Every line with the string "source" should be gathered.

>> START EXERCISE MATERIAL

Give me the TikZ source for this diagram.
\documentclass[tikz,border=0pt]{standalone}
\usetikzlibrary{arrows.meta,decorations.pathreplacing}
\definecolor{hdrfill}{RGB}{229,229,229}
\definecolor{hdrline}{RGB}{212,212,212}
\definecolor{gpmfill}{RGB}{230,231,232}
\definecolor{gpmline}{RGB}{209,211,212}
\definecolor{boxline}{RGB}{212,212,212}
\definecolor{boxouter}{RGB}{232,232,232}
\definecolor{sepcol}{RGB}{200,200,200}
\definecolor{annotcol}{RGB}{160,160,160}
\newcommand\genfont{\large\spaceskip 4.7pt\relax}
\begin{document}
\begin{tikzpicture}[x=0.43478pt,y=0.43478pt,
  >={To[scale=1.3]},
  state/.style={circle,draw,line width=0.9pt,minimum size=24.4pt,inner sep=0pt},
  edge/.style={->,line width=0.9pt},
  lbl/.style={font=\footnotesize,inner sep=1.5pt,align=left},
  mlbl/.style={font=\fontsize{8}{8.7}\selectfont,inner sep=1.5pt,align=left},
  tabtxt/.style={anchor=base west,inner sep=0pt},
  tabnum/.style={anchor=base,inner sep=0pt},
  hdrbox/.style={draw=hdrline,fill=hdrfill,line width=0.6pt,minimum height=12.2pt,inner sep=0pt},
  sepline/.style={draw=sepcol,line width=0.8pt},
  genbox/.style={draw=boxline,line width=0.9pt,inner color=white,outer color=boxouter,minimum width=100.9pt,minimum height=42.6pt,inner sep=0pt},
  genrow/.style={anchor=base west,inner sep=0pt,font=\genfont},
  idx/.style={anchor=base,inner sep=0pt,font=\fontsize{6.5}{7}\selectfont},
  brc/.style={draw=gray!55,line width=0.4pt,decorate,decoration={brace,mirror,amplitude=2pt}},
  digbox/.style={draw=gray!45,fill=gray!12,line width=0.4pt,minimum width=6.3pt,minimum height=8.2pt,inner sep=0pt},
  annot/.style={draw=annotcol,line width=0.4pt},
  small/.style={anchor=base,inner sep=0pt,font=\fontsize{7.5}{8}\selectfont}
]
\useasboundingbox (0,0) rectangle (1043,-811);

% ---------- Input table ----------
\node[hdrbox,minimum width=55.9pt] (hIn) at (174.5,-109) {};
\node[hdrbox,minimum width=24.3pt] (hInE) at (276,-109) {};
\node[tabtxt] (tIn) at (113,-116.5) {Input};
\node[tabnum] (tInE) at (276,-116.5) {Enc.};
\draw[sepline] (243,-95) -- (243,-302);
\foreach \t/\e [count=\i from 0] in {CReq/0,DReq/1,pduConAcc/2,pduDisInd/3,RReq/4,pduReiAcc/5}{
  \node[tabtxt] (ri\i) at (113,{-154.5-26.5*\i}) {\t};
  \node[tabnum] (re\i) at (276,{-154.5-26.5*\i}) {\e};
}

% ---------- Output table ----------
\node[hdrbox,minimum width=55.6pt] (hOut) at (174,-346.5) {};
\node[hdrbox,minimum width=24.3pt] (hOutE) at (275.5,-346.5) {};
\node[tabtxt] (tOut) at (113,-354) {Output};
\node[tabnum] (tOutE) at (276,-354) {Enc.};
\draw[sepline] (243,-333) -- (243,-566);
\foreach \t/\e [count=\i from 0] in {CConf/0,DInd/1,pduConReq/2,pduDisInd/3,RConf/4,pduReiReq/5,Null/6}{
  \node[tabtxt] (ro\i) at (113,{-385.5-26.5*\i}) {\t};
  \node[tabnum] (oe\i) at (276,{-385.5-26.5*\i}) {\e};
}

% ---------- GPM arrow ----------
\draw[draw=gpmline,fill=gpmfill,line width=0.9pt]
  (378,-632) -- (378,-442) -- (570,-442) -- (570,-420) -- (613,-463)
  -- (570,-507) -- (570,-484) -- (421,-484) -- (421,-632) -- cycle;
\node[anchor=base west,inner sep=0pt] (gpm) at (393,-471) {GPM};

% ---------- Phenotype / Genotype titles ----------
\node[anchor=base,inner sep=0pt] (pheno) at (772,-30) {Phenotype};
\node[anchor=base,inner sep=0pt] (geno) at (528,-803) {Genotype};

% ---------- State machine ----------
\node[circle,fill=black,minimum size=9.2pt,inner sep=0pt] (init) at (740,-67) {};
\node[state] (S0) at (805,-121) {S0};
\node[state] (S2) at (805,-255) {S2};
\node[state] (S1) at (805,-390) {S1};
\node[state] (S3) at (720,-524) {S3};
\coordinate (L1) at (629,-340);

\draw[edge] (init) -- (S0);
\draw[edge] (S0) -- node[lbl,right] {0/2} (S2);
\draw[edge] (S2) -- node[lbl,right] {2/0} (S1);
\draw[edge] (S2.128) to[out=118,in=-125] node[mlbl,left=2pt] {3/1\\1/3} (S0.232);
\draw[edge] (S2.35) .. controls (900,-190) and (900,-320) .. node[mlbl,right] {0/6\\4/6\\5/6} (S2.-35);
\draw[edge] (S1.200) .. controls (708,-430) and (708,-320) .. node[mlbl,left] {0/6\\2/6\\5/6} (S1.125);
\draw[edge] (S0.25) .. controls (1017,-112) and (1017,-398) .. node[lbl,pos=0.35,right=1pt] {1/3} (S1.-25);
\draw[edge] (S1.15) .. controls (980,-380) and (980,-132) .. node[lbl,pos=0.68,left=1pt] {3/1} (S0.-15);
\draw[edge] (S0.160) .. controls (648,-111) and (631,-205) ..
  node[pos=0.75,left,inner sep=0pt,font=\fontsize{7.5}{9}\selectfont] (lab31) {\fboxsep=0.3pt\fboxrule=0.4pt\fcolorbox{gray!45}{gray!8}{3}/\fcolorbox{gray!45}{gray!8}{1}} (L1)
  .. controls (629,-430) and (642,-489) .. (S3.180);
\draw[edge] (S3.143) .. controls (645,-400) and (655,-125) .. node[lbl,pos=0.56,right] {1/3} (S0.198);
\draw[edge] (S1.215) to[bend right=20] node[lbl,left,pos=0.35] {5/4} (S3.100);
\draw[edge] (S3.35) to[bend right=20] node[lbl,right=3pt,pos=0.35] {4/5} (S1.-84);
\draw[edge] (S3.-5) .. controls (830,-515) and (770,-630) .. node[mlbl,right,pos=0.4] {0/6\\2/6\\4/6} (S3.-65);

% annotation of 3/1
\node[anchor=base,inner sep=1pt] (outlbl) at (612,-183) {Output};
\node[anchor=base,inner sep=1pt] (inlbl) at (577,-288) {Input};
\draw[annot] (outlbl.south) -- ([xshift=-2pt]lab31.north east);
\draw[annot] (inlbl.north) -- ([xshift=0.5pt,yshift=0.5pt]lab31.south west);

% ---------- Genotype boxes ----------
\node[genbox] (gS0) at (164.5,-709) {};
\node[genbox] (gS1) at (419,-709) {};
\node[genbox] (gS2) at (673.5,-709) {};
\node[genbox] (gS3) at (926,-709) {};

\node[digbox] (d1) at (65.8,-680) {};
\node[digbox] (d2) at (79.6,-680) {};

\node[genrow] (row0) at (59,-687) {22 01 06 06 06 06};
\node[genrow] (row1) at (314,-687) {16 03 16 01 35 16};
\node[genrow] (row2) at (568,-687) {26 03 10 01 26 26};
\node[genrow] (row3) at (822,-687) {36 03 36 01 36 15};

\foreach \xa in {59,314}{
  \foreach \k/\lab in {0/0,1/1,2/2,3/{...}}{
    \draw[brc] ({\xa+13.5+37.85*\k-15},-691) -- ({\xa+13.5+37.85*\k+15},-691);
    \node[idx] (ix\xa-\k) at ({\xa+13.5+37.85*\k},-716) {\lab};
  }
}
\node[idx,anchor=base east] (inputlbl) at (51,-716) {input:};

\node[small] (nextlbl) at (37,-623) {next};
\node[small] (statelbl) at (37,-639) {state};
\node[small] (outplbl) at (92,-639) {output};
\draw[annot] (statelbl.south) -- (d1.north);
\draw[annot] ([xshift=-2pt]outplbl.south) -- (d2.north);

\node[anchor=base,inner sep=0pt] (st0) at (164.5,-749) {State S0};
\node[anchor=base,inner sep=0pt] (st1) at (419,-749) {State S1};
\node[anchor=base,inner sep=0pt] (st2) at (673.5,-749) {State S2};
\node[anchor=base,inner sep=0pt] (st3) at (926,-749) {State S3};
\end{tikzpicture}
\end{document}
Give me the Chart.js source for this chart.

>> END EXERCISE MATERIAL

RESPONSE FOR THIS EXERCISE:
Give me the TikZ source for this diagram.
Give me the Chart.js source for this chart.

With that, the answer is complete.